REQUIREMENTS: Output all the data exactly. Pictures do not belong in the copy.

DATA LINES:
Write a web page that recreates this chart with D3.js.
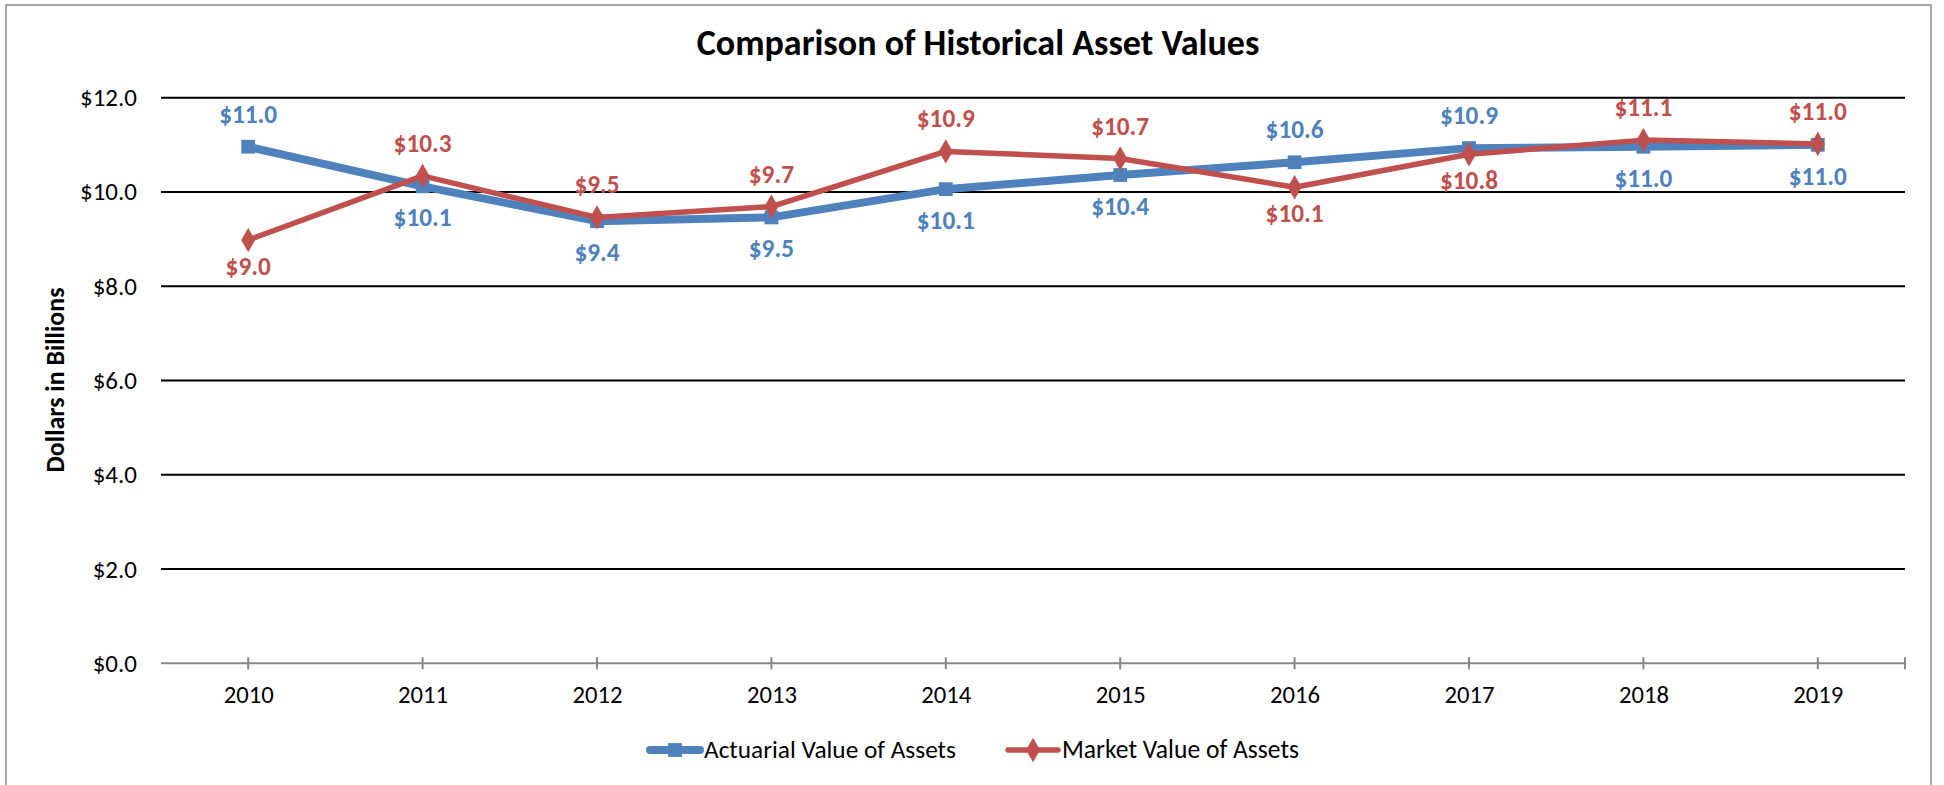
<!DOCTYPE html>
<html>
<head>
<meta charset="utf-8">
<script src="https://cdn.jsdelivr.net/npm/d3@7"></script>
<style>
  body { margin: 0; background: #fff; }
  svg text { font-family: Carlito, Calibri, Lato, sans-serif; }
</style>
</head>
<body>
<div id="chart"></div>
<script>
'use strict'

// data
const years = ['2010', '2011', '2012', '2013', '2014', '2015', '2016', '2017', '2018', '2019']
const actuarial = [10.96, 10.12, 9.38, 9.46, 10.06, 10.36, 10.63, 10.93, 10.96, 11.0]
const market = [8.98, 10.34, 9.46, 9.69, 10.86, 10.71, 10.1, 10.8, 11.1, 11.02]
const actuarialLabelPos = ['up', 'down', 'down', 'down', 'down', 'down', 'up', 'up', 'down', 'down']
const marketLabelPos = ['down', 'up', 'up', 'up', 'up', 'up', 'down', 'down', 'up', 'up']
const yTicks = [0, 2, 4, 6, 8, 10, 12]

const width = 1944
const height = 785
const plot = { left: 161, right: 1905, top: 97.7, bottom: 663.3 }
const fontFamily = 'Carlito, Calibri, Lato, sans-serif'

const svg = d3.select('#chart')
  .append('svg')
  .attr('width', width)
  .attr('height', height)

// font size that makes a text span the width seen in the reference
function fittedSize (node, size, target) {
  const len = node.getComputedTextLength()
  return len > 0 ? +(size * target / len).toFixed(2) : size
}
function fitWidth (sel, target) {
  const size = parseFloat(sel.attr('font-size'))
  sel.attr('font-size', fittedSize(sel.node(), size, target))
  return sel
}

// outer chart border
svg.append('rect')
  .attr('x', 6)
  .attr('y', 5)
  .attr('width', 1925)
  .attr('height', 800)
  .attr('fill', 'none')
  .attr('stroke', '#8c8c8c')
  .attr('stroke-width', 1.5)

const x = d3.scalePoint()
  .domain(years)
  .range([plot.left, plot.right])
  .padding(0.5)

const y = d3.scaleLinear()
  .domain([0, 12])
  .range([plot.bottom, plot.top])

const money = d => '$' + d3.format('.1f')(d)

// gridlines
svg.append('g')
  .selectAll('line')
  .data(yTicks.filter(d => d > 0))
  .enter()
  .append('line')
  .attr('x1', plot.left)
  .attr('x2', plot.right)
  .attr('y1', d => y(d))
  .attr('y2', d => y(d))
  .attr('stroke', '#000')
  .attr('stroke-width', 2)

// y axis labels
const yAxis = svg.append('g')
  .attr('transform', `translate(${plot.left},0)`)
  .call(d3.axisLeft(y).tickValues(yTicks).tickSize(0).tickPadding(24).tickFormat(money))
yAxis.select('.domain').remove()
const yLabels = yAxis.selectAll('text')
  .attr('font-size', 23)
  .attr('fill', '#000')
  .style('font-family', fontFamily)
yLabels.attr('font-size', fittedSize(yLabels.filter(d => d === 12).node(), 23, 57))

// x axis
const xAxis = svg.append('g')
  .attr('transform', `translate(0,${plot.bottom})`)
  .call(d3.axisBottom(x).tickSize(0).tickPadding(22))
xAxis.select('.domain')
  .attr('d', `M${plot.left},0H${plot.right}`)
  .attr('stroke', '#888')
  .attr('stroke-width', 2)
const xLabels = xAxis.selectAll('text')
  .attr('font-size', 23)
  .attr('fill', '#000')
  .style('font-family', fontFamily)
xLabels.attr('font-size', fittedSize(xLabels.node(), 23, 50))
xAxis.selectAll('.tick line').remove()
// small crossing ticks at each category and at the right end
xAxis.selectAll('line.cross')
  .data(years.map(d => x(d)).concat([plot.right]))
  .enter()
  .append('line')
  .attr('class', 'cross')
  .attr('x1', d => d)
  .attr('x2', d => d)
  .attr('y1', -6)
  .attr('y2', 6)
  .attr('stroke', '#888')
  .attr('stroke-width', 2)

// title
const title = svg.append('text')
  .attr('x', 978)
  .attr('y', 55)
  .attr('text-anchor', 'middle')
  .attr('font-size', 35)
  .attr('font-weight', 'bold')
  .text('Comparison of Historical Asset Values')
fitWidth(title, 563)

// y axis title
const yTitle = svg.append('text')
  .attr('transform', 'translate(64,380) rotate(-90)')
  .attr('text-anchor', 'middle')
  .attr('font-size', 25)
  .attr('font-weight', 'bold')
  .text('Dollars in Billions')
fitWidth(yTitle, 185)

const series = [
  { name: 'Actuarial Value of Assets', values: actuarial, pos: actuarialLabelPos, color: '#4f81bd', width: 8, marker: 'square', up: -24, down: 40 },
  { name: 'Market Value of Assets', values: market, pos: marketLabelPos, color: '#c0504d', width: 5.5, marker: 'diamond', up: -24, down: 35 }
]

const line = d3.line()
  .x((d, i) => x(years[i]))
  .y(d => y(d))

const markerPath = type => {
  const sym = type === 'square' ? d3.symbolSquare : d3.symbolDiamond
  return d3.symbol().type(sym).size(type === 'square' ? 190 : 170)()
}

series.forEach(s => {
  const g = svg.append('g')
  g.append('path')
    .datum(s.values)
    .attr('d', line)
    .attr('fill', 'none')
    .attr('stroke', s.color)
    .attr('stroke-width', s.width)
    .attr('stroke-linejoin', 'round')
  g.selectAll('path.marker')
    .data(s.values)
    .enter()
    .append('path')
    .attr('class', 'marker')
    .attr('d', markerPath(s.marker))
    .attr('transform', (d, i) => `translate(${x(years[i])},${y(d)})`)
    .attr('fill', s.color)
})

// data labels, drawn after lines so they sit on top
const dataLabels = []
series.forEach(s => {
  const t = svg.append('g')
    .selectAll('text')
    .data(s.values)
    .enter()
    .append('text')
    .attr('x', (d, i) => x(years[i]))
    .attr('y', (d, i) => y(d) + (s.pos[i] === 'up' ? s.up : s.down))
    .attr('text-anchor', 'middle')
    .attr('font-size', 23)
    .attr('font-weight', 'bold')
    .attr('fill', s.color)
    .text(money)
  dataLabels.push(t)
})
// "$11.0" above 2010 is about 58px wide in the reference
const labelSize = fittedSize(dataLabels[0].node(), 23, 58)
dataLabels.forEach(t => t.attr('font-size', labelSize))

// legend
const legendItems = [
  { x: 646, textX: 704, textWidth: 252 },
  { x: 1004, textX: 1062, textWidth: 237 }
]
const legendY = 750
series.forEach((s, i) => {
  const item = legendItems[i]
  const g = svg.append('g')
  g.append('line')
    .attr('x1', item.x + 4)
    .attr('x2', item.textX - 4)
    .attr('y1', legendY)
    .attr('y2', legendY)
    .attr('stroke', s.color)
    .attr('stroke-width', s.width)
    .attr('stroke-linecap', 'round')
  g.append('path')
    .attr('d', markerPath(s.marker))
    .attr('transform', `translate(${(item.x + item.textX) / 2},${legendY})`)
    .attr('fill', s.color)
  const label = g.append('text')
    .attr('x', item.textX)
    .attr('y', legendY + 8)
    .attr('font-size', 24)
    .attr('fill', '#000')
    .text(s.name)
  fitWidth(label, item.textWidth)
})
</script>
</body>
</html>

SOLUTION FOR THIS TASK:
Write a web page that recreates this chart with D3.js.
<!DOCTYPE html>
<html>
<head>
<meta charset="utf-8">
<script src="https://cdn.jsdelivr.net/npm/d3@7"></script>
<style>
  body { margin: 0; background: #fff; }
  svg text { font-family: Carlito, Calibri, Lato, sans-serif; }
</style>
</head>
<body>
<div id="chart"></div>
<script>
'use strict'

// data
const years = ['2010', '2011', '2012', '2013', '2014', '2015', '2016', '2017', '2018', '2019']
const actuarial = [10.96, 10.12, 9.38, 9.46, 10.06, 10.36, 10.63, 10.93, 10.96, 11.0]
const market = [8.98, 10.34, 9.46, 9.69, 10.86, 10.71, 10.1, 10.8, 11.1, 11.02]
const actuarialLabelPos = ['up', 'down', 'down', 'down', 'down', 'down', 'up', 'up', 'down', 'down']
const marketLabelPos = ['down', 'up', 'up', 'up', 'up', 'up', 'down', 'down', 'up', 'up']
const yTicks = [0, 2, 4, 6, 8, 10, 12]

const width = 1944
const height = 785
const plot = { left: 161, right: 1905, top: 97.7, bottom: 663.3 }
const fontFamily = 'Carlito, Calibri, Lato, sans-serif'

const svg = d3.select('#chart')
  .append('svg')
  .attr('width', width)
  .attr('height', height)

// font size that makes a text span the width seen in the reference
function fittedSize (node, size, target) {
  const len = node.getComputedTextLength()
  return len > 0 ? +(size * target / len).toFixed(2) : size
}
function fitWidth (sel, target) {
  const size = parseFloat(sel.attr('font-size'))
  sel.attr('font-size', fittedSize(sel.node(), size, target))
  return sel
}

// outer chart border
svg.append('rect')
  .attr('x', 6)
  .attr('y', 5)
  .attr('width', 1925)
  .attr('height', 800)
  .attr('fill', 'none')
  .attr('stroke', '#8c8c8c')
  .attr('stroke-width', 1.5)

const x = d3.scalePoint()
  .domain(years)
  .range([plot.left, plot.right])
  .padding(0.5)

const y = d3.scaleLinear()
  .domain([0, 12])
  .range([plot.bottom, plot.top])

const money = d => '$' + d3.format('.1f')(d)

// gridlines
svg.append('g')
  .selectAll('line')
  .data(yTicks.filter(d => d > 0))
  .enter()
  .append('line')
  .attr('x1', plot.left)
  .attr('x2', plot.right)
  .attr('y1', d => y(d))
  .attr('y2', d => y(d))
  .attr('stroke', '#000')
  .attr('stroke-width', 2)

// y axis labels
const yAxis = svg.append('g')
  .attr('transform', `translate(${plot.left},0)`)
  .call(d3.axisLeft(y).tickValues(yTicks).tickSize(0).tickPadding(24).tickFormat(money))
yAxis.select('.domain').remove()
const yLabels = yAxis.selectAll('text')
  .attr('font-size', 23)
  .attr('fill', '#000')
  .style('font-family', fontFamily)
yLabels.attr('font-size', fittedSize(yLabels.filter(d => d === 12).node(), 23, 57))

// x axis
const xAxis = svg.append('g')
  .attr('transform', `translate(0,${plot.bottom})`)
  .call(d3.axisBottom(x).tickSize(0).tickPadding(22))
xAxis.select('.domain')
  .attr('d', `M${plot.left},0H${plot.right}`)
  .attr('stroke', '#888')
  .attr('stroke-width', 2)
const xLabels = xAxis.selectAll('text')
  .attr('font-size', 23)
  .attr('fill', '#000')
  .style('font-family', fontFamily)
xLabels.attr('font-size', fittedSize(xLabels.node(), 23, 50))
xAxis.selectAll('.tick line').remove()
// small crossing ticks at each category and at the right end
xAxis.selectAll('line.cross')
  .data(years.map(d => x(d)).concat([plot.right]))
  .enter()
  .append('line')
  .attr('class', 'cross')
  .attr('x1', d => d)
  .attr('x2', d => d)
  .attr('y1', -6)
  .attr('y2', 6)
  .attr('stroke', '#888')
  .attr('stroke-width', 2)

// title
const title = svg.append('text')
  .attr('x', 978)
  .attr('y', 55)
  .attr('text-anchor', 'middle')
  .attr('font-size', 35)
  .attr('font-weight', 'bold')
  .text('Comparison of Historical Asset Values')
fitWidth(title, 563)

// y axis title
const yTitle = svg.append('text')
  .attr('transform', 'translate(64,380) rotate(-90)')
  .attr('text-anchor', 'middle')
  .attr('font-size', 25)
  .attr('font-weight', 'bold')
  .text('Dollars in Billions')
fitWidth(yTitle, 185)

const series = [
  { name: 'Actuarial Value of Assets', values: actuarial, pos: actuarialLabelPos, color: '#4f81bd', width: 8, marker: 'square', up: -24, down: 40 },
  { name: 'Market Value of Assets', values: market, pos: marketLabelPos, color: '#c0504d', width: 5.5, marker: 'diamond', up: -24, down: 35 }
]

const line = d3.line()
  .x((d, i) => x(years[i]))
  .y(d => y(d))

const markerPath = type => {
  const sym = type === 'square' ? d3.symbolSquare : d3.symbolDiamond
  return d3.symbol().type(sym).size(type === 'square' ? 190 : 170)()
}

series.forEach(s => {
  const g = svg.append('g')
  g.append('path')
    .datum(s.values)
    .attr('d', line)
    .attr('fill', 'none')
    .attr('stroke', s.color)
    .attr('stroke-width', s.width)
    .attr('stroke-linejoin', 'round')
  g.selectAll('path.marker')
    .data(s.values)
    .enter()
    .append('path')
    .attr('class', 'marker')
    .attr('d', markerPath(s.marker))
    .attr('transform', (d, i) => `translate(${x(years[i])},${y(d)})`)
    .attr('fill', s.color)
})

// data labels, drawn after lines so they sit on top
const dataLabels = []
series.forEach(s => {
  const t = svg.append('g')
    .selectAll('text')
    .data(s.values)
    .enter()
    .append('text')
    .attr('x', (d, i) => x(years[i]))
    .attr('y', (d, i) => y(d) + (s.pos[i] === 'up' ? s.up : s.down))
    .attr('text-anchor', 'middle')
    .attr('font-size', 23)
    .attr('font-weight', 'bold')
    .attr('fill', s.color)
    .text(money)
  dataLabels.push(t)
})
// "$11.0" above 2010 is about 58px wide in the reference
const labelSize = fittedSize(dataLabels[0].node(), 23, 58)
dataLabels.forEach(t => t.attr('font-size', labelSize))

// legend
const legendItems = [
  { x: 646, textX: 704, textWidth: 252 },
  { x: 1004, textX: 1062, textWidth: 237 }
]
const legendY = 750
series.forEach((s, i) => {
  const item = legendItems[i]
  const g = svg.append('g')
  g.append('line')
    .attr('x1', item.x + 4)
    .attr('x2', item.textX - 4)
    .attr('y1', legendY)
    .attr('y2', legendY)
    .attr('stroke', s.color)
    .attr('stroke-width', s.width)
    .attr('stroke-linecap', 'round')
  g.append('path')
    .attr('d', markerPath(s.marker))
    .attr('transform', `translate(${(item.x + item.textX) / 2},${legendY})`)
    .attr('fill', s.color)
  const label = g.append('text')
    .attr('x', item.textX)
    .attr('y', legendY + 8)
    .attr('font-size', 24)
    .attr('fill', '#000')
    .text(s.name)
  fitWidth(label, item.textWidth)
})
</script>
</body>
</html>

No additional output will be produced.